**Task description**
Repeat the span of the entries below that starts at the line with "Reproduce this chart with D3.js." and ends at the line with "d3.scaleLinear().domain([0, yMax]).range([plotBottom, plotTop]);", nothing more. Skip the pictures.

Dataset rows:
========================================================================

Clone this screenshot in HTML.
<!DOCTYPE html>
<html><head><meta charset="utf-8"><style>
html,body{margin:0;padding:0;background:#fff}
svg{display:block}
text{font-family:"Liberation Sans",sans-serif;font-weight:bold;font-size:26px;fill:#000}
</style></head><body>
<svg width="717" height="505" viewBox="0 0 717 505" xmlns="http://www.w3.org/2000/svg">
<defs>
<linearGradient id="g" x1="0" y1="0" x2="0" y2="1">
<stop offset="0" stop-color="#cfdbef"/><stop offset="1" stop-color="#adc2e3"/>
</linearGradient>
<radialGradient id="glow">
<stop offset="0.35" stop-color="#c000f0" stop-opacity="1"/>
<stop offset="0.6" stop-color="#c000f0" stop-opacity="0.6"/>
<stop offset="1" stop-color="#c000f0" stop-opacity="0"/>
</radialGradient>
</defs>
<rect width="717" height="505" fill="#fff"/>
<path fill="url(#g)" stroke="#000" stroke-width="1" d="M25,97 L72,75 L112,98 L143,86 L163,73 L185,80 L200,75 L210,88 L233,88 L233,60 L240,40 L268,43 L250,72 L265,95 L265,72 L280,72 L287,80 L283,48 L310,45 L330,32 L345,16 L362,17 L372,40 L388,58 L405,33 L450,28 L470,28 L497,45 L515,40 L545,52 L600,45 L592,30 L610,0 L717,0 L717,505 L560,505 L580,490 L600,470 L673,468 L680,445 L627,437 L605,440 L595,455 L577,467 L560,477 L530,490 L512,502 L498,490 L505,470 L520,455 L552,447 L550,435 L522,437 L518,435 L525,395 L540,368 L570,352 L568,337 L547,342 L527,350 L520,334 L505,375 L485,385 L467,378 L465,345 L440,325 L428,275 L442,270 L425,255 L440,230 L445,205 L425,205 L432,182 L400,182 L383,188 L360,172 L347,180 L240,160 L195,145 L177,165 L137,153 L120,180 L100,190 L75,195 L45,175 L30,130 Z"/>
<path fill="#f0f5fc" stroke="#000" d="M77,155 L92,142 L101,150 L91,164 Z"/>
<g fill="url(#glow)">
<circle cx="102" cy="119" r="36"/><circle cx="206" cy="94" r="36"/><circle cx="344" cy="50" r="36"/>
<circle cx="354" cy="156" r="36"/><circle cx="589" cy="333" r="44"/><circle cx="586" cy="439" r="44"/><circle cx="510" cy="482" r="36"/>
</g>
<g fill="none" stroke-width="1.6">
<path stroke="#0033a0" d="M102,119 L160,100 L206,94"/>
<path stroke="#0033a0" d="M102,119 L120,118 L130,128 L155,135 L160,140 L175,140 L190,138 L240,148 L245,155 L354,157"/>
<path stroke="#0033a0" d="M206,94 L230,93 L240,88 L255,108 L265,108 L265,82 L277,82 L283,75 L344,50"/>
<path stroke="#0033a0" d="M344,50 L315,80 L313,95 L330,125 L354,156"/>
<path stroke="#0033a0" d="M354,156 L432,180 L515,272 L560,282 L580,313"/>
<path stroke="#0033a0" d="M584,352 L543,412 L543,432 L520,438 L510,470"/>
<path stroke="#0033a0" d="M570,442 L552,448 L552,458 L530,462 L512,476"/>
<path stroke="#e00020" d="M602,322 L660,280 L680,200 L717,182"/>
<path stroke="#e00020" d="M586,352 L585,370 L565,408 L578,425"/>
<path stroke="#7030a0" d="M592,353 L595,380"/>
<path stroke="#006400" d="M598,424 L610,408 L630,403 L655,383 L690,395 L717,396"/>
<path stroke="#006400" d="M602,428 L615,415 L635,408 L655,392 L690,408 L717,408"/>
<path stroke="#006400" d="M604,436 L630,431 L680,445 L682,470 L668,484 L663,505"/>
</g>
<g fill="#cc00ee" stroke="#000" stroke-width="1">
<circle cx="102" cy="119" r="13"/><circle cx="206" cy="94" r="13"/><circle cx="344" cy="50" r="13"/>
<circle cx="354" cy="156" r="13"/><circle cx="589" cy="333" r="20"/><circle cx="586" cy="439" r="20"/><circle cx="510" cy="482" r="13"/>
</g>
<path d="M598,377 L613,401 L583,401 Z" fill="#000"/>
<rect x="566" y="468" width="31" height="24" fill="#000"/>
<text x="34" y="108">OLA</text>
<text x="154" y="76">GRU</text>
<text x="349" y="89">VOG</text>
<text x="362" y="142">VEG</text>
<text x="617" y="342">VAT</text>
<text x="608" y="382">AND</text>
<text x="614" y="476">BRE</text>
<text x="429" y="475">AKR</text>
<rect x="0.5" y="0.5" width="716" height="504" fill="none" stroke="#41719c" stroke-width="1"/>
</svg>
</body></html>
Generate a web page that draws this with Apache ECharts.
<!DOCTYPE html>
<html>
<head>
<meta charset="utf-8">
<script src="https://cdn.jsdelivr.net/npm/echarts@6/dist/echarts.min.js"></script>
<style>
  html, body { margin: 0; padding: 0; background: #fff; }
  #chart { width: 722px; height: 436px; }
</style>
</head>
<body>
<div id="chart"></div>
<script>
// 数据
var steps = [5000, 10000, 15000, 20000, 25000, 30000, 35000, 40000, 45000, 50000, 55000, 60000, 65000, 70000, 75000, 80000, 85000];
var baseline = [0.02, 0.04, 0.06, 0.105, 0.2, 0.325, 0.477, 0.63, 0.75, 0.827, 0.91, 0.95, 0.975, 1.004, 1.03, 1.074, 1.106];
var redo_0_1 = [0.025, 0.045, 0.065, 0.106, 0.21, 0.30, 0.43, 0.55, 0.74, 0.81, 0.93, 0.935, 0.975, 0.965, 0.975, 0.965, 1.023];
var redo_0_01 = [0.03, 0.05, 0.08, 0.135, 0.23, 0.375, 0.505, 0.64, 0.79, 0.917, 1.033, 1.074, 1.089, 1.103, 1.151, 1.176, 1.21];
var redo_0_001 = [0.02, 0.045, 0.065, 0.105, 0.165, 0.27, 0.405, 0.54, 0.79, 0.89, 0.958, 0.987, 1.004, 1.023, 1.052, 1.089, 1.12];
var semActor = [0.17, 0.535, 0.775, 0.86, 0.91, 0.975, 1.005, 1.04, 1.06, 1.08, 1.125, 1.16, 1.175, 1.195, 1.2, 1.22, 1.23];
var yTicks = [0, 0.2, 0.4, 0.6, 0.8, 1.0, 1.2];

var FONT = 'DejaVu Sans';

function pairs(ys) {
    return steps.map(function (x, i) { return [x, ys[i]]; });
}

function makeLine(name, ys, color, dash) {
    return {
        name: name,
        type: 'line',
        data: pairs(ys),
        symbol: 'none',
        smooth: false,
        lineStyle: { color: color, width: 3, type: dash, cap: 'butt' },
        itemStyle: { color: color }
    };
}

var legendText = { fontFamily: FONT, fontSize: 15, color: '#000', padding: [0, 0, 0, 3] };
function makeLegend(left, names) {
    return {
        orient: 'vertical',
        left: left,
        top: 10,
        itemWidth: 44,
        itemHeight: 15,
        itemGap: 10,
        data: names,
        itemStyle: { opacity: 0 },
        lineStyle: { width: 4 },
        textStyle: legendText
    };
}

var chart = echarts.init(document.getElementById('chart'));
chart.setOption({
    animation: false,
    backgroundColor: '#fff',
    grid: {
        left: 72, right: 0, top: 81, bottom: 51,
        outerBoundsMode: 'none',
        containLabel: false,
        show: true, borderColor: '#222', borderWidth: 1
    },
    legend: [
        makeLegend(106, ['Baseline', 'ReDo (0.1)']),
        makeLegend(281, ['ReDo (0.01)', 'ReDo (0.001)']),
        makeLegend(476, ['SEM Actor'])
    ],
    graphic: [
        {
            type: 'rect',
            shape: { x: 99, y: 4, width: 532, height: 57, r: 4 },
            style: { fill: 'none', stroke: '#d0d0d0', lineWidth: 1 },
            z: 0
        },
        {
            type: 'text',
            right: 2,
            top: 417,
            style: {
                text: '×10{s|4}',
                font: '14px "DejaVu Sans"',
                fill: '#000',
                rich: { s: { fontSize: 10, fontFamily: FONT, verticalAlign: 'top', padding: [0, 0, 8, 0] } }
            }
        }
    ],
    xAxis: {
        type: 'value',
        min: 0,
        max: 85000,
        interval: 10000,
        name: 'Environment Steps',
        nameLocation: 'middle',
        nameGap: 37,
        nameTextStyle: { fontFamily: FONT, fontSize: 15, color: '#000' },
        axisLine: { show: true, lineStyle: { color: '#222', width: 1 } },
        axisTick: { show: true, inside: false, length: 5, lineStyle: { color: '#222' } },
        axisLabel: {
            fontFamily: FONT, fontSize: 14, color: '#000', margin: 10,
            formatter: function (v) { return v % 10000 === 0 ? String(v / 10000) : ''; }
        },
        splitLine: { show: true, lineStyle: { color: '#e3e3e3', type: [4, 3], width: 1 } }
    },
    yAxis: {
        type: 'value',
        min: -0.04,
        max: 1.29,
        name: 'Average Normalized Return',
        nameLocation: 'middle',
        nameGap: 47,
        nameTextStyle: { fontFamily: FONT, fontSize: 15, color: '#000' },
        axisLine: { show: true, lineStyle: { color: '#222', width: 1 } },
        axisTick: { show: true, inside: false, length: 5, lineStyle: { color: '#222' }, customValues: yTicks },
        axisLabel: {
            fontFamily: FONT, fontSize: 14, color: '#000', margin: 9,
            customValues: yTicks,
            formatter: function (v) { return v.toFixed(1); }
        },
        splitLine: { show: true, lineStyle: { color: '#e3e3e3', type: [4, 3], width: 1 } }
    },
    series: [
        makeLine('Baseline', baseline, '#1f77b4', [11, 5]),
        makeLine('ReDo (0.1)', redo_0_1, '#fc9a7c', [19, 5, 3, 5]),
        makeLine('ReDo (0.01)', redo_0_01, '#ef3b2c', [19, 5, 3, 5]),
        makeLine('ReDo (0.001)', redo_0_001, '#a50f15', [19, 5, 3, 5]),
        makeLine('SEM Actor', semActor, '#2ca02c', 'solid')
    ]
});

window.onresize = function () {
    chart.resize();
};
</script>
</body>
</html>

========================================================================

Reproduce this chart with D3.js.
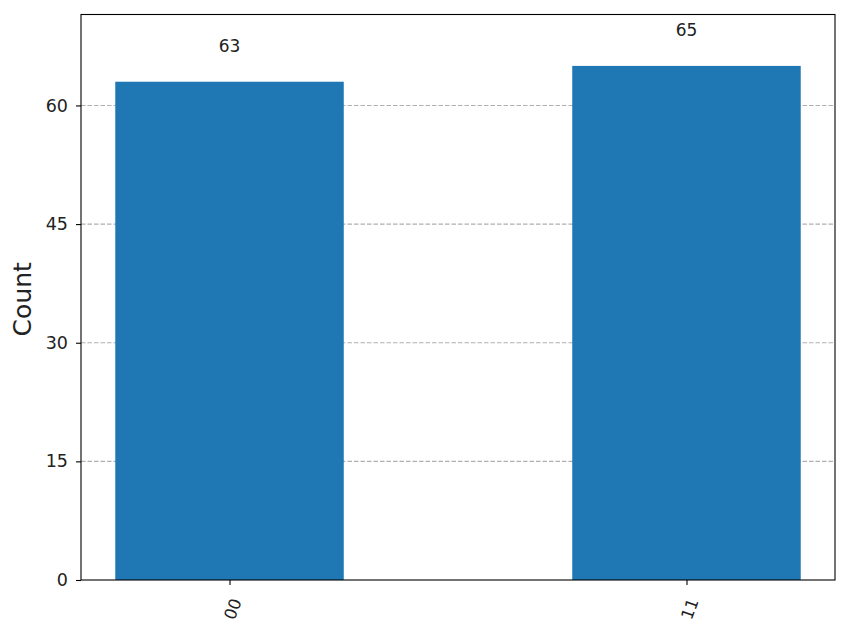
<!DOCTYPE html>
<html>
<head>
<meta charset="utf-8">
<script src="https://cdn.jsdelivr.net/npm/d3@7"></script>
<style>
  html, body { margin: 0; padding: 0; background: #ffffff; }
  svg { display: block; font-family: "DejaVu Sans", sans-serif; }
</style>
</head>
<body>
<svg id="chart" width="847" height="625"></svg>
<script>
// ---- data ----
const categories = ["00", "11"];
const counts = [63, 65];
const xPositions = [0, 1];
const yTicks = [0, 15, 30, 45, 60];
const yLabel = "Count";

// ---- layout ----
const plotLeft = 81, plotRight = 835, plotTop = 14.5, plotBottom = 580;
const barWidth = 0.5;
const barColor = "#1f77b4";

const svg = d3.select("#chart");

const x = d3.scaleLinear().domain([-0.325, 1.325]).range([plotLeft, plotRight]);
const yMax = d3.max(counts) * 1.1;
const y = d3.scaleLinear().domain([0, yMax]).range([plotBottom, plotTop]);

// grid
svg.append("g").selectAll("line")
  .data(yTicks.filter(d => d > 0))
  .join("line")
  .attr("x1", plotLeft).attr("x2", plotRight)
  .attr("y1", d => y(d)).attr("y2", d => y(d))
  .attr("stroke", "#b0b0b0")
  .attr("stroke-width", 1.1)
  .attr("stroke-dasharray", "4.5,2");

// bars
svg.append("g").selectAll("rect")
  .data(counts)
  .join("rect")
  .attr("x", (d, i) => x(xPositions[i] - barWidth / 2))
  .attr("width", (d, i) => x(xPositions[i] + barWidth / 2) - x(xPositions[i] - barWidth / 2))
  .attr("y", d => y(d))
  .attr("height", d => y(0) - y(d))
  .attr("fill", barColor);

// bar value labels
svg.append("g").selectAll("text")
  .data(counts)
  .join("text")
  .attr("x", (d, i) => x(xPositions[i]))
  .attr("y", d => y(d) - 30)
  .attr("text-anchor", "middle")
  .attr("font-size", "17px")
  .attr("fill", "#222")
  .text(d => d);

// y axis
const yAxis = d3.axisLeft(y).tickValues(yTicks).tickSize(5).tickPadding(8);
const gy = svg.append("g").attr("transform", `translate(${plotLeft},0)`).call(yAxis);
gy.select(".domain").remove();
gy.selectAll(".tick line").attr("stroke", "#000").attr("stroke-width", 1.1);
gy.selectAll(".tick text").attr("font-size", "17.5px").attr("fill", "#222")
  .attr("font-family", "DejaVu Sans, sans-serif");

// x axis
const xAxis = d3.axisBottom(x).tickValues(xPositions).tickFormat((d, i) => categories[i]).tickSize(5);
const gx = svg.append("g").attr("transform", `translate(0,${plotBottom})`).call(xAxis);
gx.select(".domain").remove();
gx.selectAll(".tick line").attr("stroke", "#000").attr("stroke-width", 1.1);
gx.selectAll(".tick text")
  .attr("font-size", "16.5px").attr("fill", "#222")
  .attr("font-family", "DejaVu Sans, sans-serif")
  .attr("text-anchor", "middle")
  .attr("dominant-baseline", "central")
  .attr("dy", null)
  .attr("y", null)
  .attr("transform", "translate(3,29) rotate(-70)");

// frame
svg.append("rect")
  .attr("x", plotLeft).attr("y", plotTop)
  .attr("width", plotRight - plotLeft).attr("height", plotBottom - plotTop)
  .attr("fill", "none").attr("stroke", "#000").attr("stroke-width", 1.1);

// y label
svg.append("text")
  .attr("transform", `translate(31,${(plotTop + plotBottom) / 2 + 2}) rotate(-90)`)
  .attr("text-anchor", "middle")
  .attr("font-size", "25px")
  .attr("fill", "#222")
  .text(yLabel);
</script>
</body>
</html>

========================================================================

**Result below**
Reproduce this chart with D3.js.
<!DOCTYPE html>
<html>
<head>
<meta charset="utf-8">
<script src="https://cdn.jsdelivr.net/npm/d3@7"></script>
<style>
  html, body { margin: 0; padding: 0; background: #ffffff; }
  svg { display: block; font-family: "DejaVu Sans", sans-serif; }
</style>
</head>
<body>
<svg id="chart" width="847" height="625"></svg>
<script>
// ---- data ----
const categories = ["00", "11"];
const counts = [63, 65];
const xPositions = [0, 1];
const yTicks = [0, 15, 30, 45, 60];
const yLabel = "Count";

// ---- layout ----
const plotLeft = 81, plotRight = 835, plotTop = 14.5, plotBottom = 580;
const barWidth = 0.5;
const barColor = "#1f77b4";

const svg = d3.select("#chart");

const x = d3.scaleLinear().domain([-0.325, 1.325]).range([plotLeft, plotRight]);
const yMax = d3.max(counts) * 1.1;
const y = d3.scaleLinear().domain([0, yMax]).range([plotBottom, plotTop]);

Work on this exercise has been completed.